В полдень 19 марта в клеть “Улья­новской” зашла представительная делегация в касках и робах. Главный инженер Роман Прокопьев, замгендиректора по производству Александр Попков и еще 20 сотрудников сопровождали ревизора. Иэн Робертсон из английской консалтинговой компа­нии IMC Group приехал в Новокуз­нецк проводить технический аудит по контракту с владельцем шахты, ком­панией “Южкузбассуголь”. Раздался предупреждающий сигнал, и тросы понесли кабину вниз. Оказавшись на пласте, делегация получила сведения, что концентрация метана в лаве— 1,6% (при норме 1%). Главный инженер приказал включить в дополнение к пяти имеющимся вентиляторам, вы­гоняющим газ из шахты, еще один.

Больше недели горняки успешно обманывали автоматику, но 19-го ве­зение им изменило. Через полтора часа после того, как делегация спус­тилась в забой, кусок породы, выпав­ший из кровли шахты, передавил кабель под напряжением. Короткое замыкание, искра воспламенила метан. Цепью взорвались очаги уголь­ной пыли, ударная волна разошлась по выработкам, где заканчивали смену люди. Робертсон, Прокопьев и Попков оказались в числе 110 погиб­ших. Через три дня Новокузнецк и шахтерские пригороды застряли в пробках — погребальные кортежи останавливали движение.

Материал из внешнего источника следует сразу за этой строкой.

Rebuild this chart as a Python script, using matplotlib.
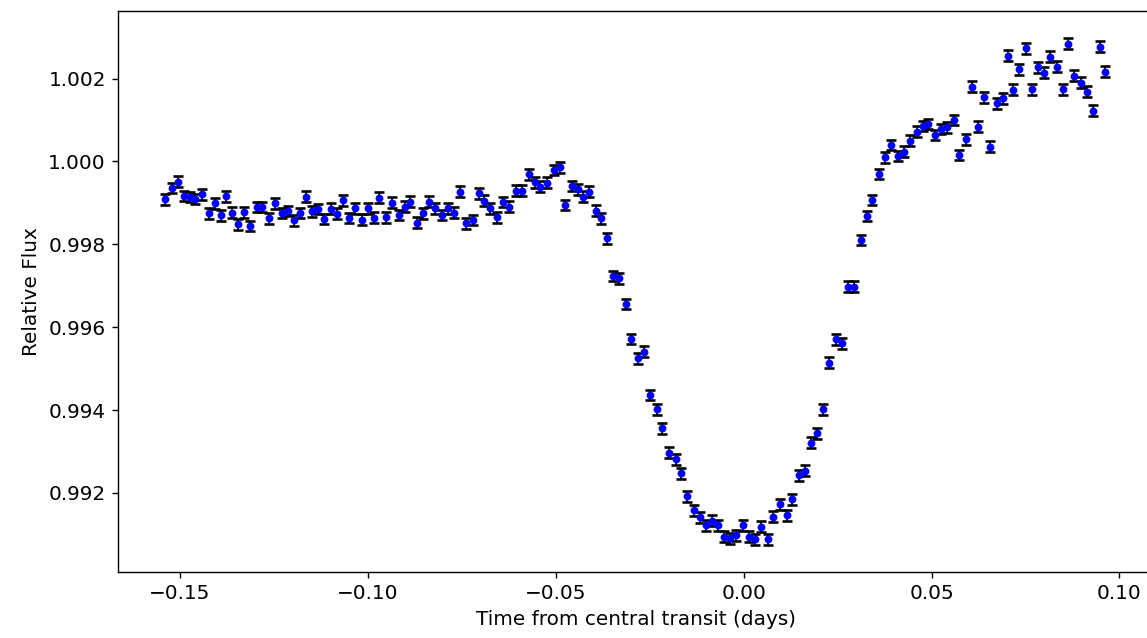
import numpy as np
import matplotlib
matplotlib.use("Agg")
import matplotlib.pyplot as plt

# time from central transit (days)
time_days = [
    -0.15397, -0.15218, -0.15042, -0.14891, -0.14744, -0.14598, -0.14419, -0.14238,
    -0.14057, -0.13905, -0.13772, -0.13620, -0.13458, -0.13292, -0.13133, -0.12960,
    -0.12813, -0.12645, -0.12467, -0.12299, -0.12134, -0.11979, -0.11814, -0.11654,
    -0.11489, -0.11327, -0.11169, -0.10993, -0.10823, -0.10663, -0.10503, -0.10336,
    -0.10168, -0.10003, -0.09848, -0.09696, -0.09510, -0.09358, -0.09182, -0.09022,
    -0.08870, -0.08692, -0.08532, -0.08383, -0.08205, -0.08026, -0.07877, -0.07717,
    -0.07557, -0.07379, -0.07200, -0.07051, -0.06899, -0.06739, -0.06561, -0.06401,
    -0.06239, -0.06047, -0.05895, -0.05719, -0.05549, -0.05408, -0.05229, -0.05053,
    -0.04893, -0.04742, -0.04563, -0.04414, -0.04270, -0.04121, -0.03942, -0.03809,
    -0.03631, -0.03476, -0.03308, -0.03143, -0.02991, -0.02816, -0.02656, -0.02496,
    -0.02318, -0.02166, -0.01990, -0.01811, -0.01660, -0.01500, -0.01324, -0.01164,
    -0.01012, -0.00834, -0.00685, -0.00525, -0.00365, -0.00213, -0.00008, 0.00141,
    0.00293, 0.00471, 0.00647, 0.00791, 0.00967, 0.01145, 0.01297, 0.01473,
    0.01625, 0.01785, 0.01963, 0.02123, 0.02272, 0.02451, 0.02629, 0.02770,
    0.02930, 0.03117, 0.03276, 0.03428, 0.03604, 0.03756, 0.03934, 0.04110,
    0.04270, 0.04430, 0.04608, 0.04760, 0.04909, 0.05088, 0.05248, 0.05416,
    0.05586, 0.05735, 0.05906, 0.06066, 0.06241, 0.06401, 0.06561, 0.06739,
    0.06891, 0.07030, 0.07174, 0.07334, 0.07512, 0.07664, 0.07824, 0.07983,
    0.08159, 0.08338, 0.08490, 0.08639, 0.08799, 0.08977, 0.09137, 0.09305,
    0.09483, 0.09624,
]

rel_flux = [
    0.999087, 0.999360, 0.999512, 0.999167, 0.999143, 0.999094, 0.999203, 0.998749,
    0.998986, 0.998696, 0.999155, 0.998763, 0.998478, 0.998768, 0.998442, 0.998901,
    0.998901, 0.998628, 0.998990, 0.998756, 0.998805, 0.998580, 0.998756, 0.999150,
    0.998800, 0.998853, 0.998611, 0.998858, 0.998739, 0.999058, 0.998635, 0.998870,
    0.998594, 0.998870, 0.998640, 0.999123, 0.998652, 0.999005, 0.998708, 0.998908,
    0.999029, 0.998522, 0.998749, 0.999029, 0.998870, 0.998708, 0.998870, 0.998763,
    0.999271, 0.998508, 0.998587, 0.999232, 0.999053, 0.998870, 0.998652, 0.999022,
    0.998908, 0.999295, 0.999295, 0.999693, 0.999500, 0.999391, 0.999488, 0.999795,
    0.999860, 0.998949, 0.999408, 0.999329, 0.999150, 0.999271, 0.998812, 0.998628,
    0.998145, 0.997235, 0.997179, 0.996559, 0.995713, 0.995247, 0.995407, 0.994361,
    0.994016, 0.993557, 0.992966, 0.992807, 0.992469, 0.991921, 0.991583, 0.991407,
    0.991221, 0.991325, 0.991221, 0.990939, 0.990900, 0.990980, 0.991221, 0.990939,
    0.990876, 0.991180, 0.990876, 0.991422, 0.991729, 0.991463, 0.991842, 0.992429,
    0.992533, 0.993208, 0.993436, 0.994016, 0.995141, 0.995706, 0.995609, 0.996976,
    0.996976, 0.998104, 0.998684, 0.999070, 0.999698, 1.000101, 1.000398, 1.000133,
    1.000237, 1.000502, 1.000720, 1.000857, 1.000906, 1.000640, 1.000785, 1.000826,
    1.001002, 1.000157, 1.000536, 1.001806, 1.000841, 1.001550, 1.000357, 1.001406,
    1.001526, 1.002548, 1.001727, 1.002227, 1.002734, 1.001744, 1.002275, 1.002145,
    1.002531, 1.002289, 1.001744, 1.002838, 1.002065, 1.001903, 1.001686, 1.001227,
    1.002772, 1.002169,
]

flux_err = 0.00013

plt.rcParams["font.size"] = 11.5

fig = plt.figure(figsize=(1147 / 125, 638 / 125), dpi=125)
ax = fig.add_axes([0.1029, 0.1034, 0.9032, 0.8793])

ax.errorbar(time_days, rel_flux, yerr=flux_err, fmt="bo", markersize=3.5,
            ecolor="k", elinewidth=1, capsize=3, capthick=1.5)

ax.set_xlim(-0.1665, 0.1092)
ax.set_ylim(0.99009, 1.00363)
ax.set_xlabel("Time from central transit (days)")
ax.set_ylabel("Relative Flux")

fig.savefig("out.png", dpi=125)
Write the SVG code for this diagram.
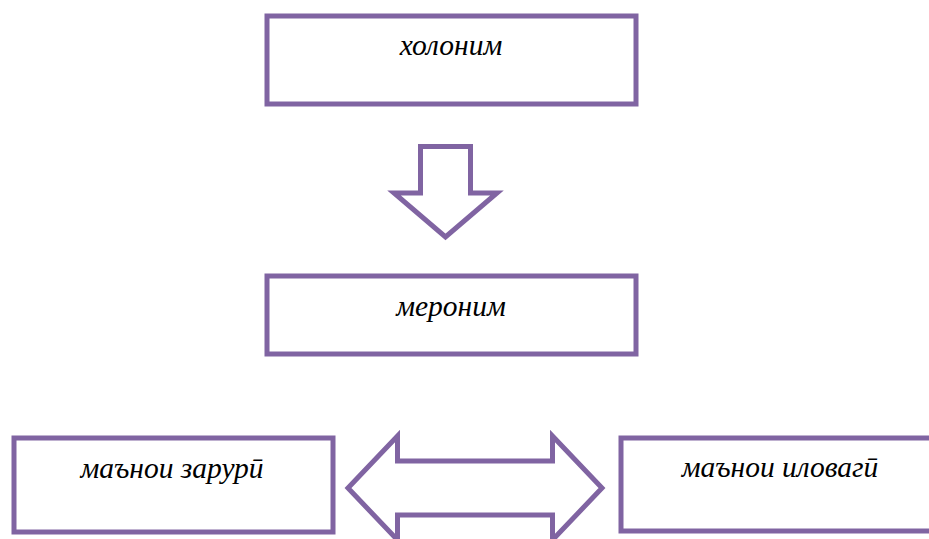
<svg xmlns="http://www.w3.org/2000/svg" width="929" height="539" viewBox="0 0 929 539">
<style>
.box{fill:#fff;stroke:#8064A2;stroke-width:5}
.arr{fill:#fff;stroke:#8064A2;stroke-width:5;stroke-linejoin:miter}
.t{font-family:"Liberation Serif","Times New Roman",serif;font-style:italic;font-size:29.5px;fill:#000;text-anchor:middle}
</style>
<rect width="929" height="539" fill="#fff"/>
<g id="holonim">
<rect class="box" x="267" y="16" width="369" height="88"/>
<text class="t" x="451" y="55">холоним</text>
</g>
<g id="meronim">
<rect class="box" x="267" y="276" width="369" height="78"/>
<text class="t" x="451" y="316">мероним</text>
</g>
<g id="zaruri">
<rect class="box" x="14" y="438" width="319" height="94"/>
<text class="t" x="172" y="478">маънои зарурӣ</text>
</g>
<g id="ilovagi">
<rect class="box" x="621" y="438" width="330" height="93"/>
<text class="t" x="780" y="477">маънои иловагӣ</text>
</g>
<g id="connectors">
<polygon class="arr" points="420.5,146.5 470.5,146.5 470.5,193 497,193 445.5,237 394,193 420.5,193"/>
<polygon class="arr" points="348,488 397.5,436 397.5,461 552.5,461 552.5,436 602,488 552.5,540 552.5,515 397.5,515 397.5,540"/>
</g>
</svg>
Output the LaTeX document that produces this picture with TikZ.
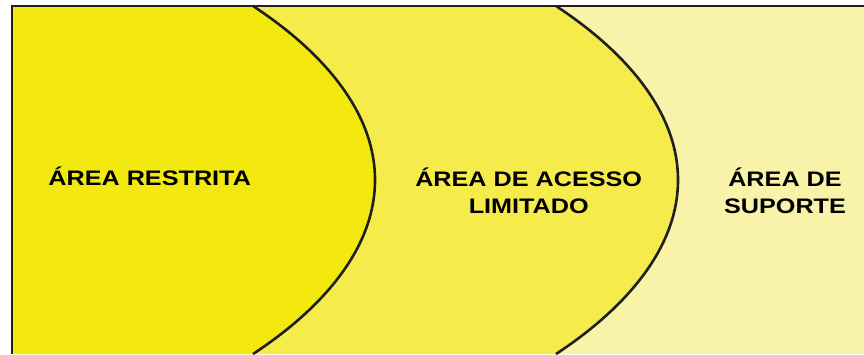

К сожалению, авария на “Ульянов­ской” — это не исключительный случай.Угольная отрасль переживает бум, и правила бизнеса вступили в проти­воречие с правилами техники безо­пасности. Коксующийся уголь, как на “Ульяновской”, залегает в газоносных пластах. Зарплата шахтера и бонусы менеджеров зависят от выполнения плана выработки. “Иду по шахте, смотрю на счетчик: концентрация 2,5, потом 3! — делится впечатлениями бывший директор угольного объеди­нения на Кузбассе. — Что ж такое?! Потом вижу: шахтеры закрепили дат­чики у трубы вентиляции, где воздух идет, и аппаратура верит”.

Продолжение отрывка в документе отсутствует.